LAHORE – Pakistani woman Sameera Abdul Rehman along with her four-year-old daughter Sana Fatima has returned to her home country after spending four years in a prison in Bangalore, India.
The Indian authorities handed over Sumaira and her daughter to Pakistani authorities at the Wagah border on Saturday.
Pakistani High Commission officials accompanied Sumaira from Bangalore to the Wagah border. It will take another four days for Sumaira Rehman to fulfill all the legal requirements and to complete immigration processes.
Irfan Siddique raised Sumaira Rehman’s issue in the Senate after the Ministry of Interior refused to issue a certificate of her nationality on the request of the Pakistani High Commission in New Delhi.
“As far as I know, nobody from Sumaira’s family was present at the Wagah border to receive her,” Senator Siddique said.
Sumaira Rehman was settled in Qatar in 2017 when she married an Indian, Muhammad Shahab, against the consent of her parents. Shahab took her to India where the couple settled. After her visa expired, she was sent to jail along with her husband. Later, Indian authorities released her husband but kept her in jail, where she gave birth to a baby girl.

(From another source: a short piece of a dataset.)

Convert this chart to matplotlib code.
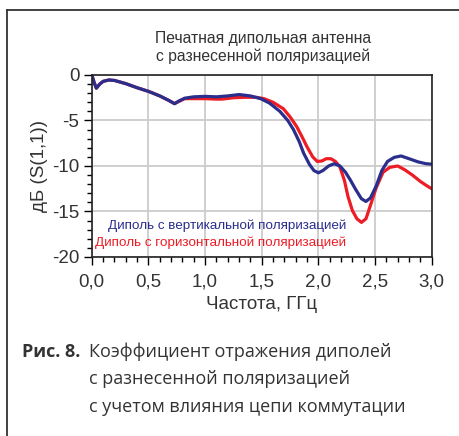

In 2018, the Pakistani High Commission was given consular access to Sumaira Rehman. The Pakistani High Commission, after meeting her, wrote a letter to the Interior Ministry in Islamabad to confirm the nationality of Sumaira Rehman.
Sumaira Rehman spent four years in Indian jail and paid one million in Indian rupees to the Indian government as a fine, which she collected from donations. Later, Indian authorities put her in a custodial centre.
An Indian human rights lawyer, Sohana Baswapatna, took up her case and struggled within the Indian legal system for her release from the custodial center.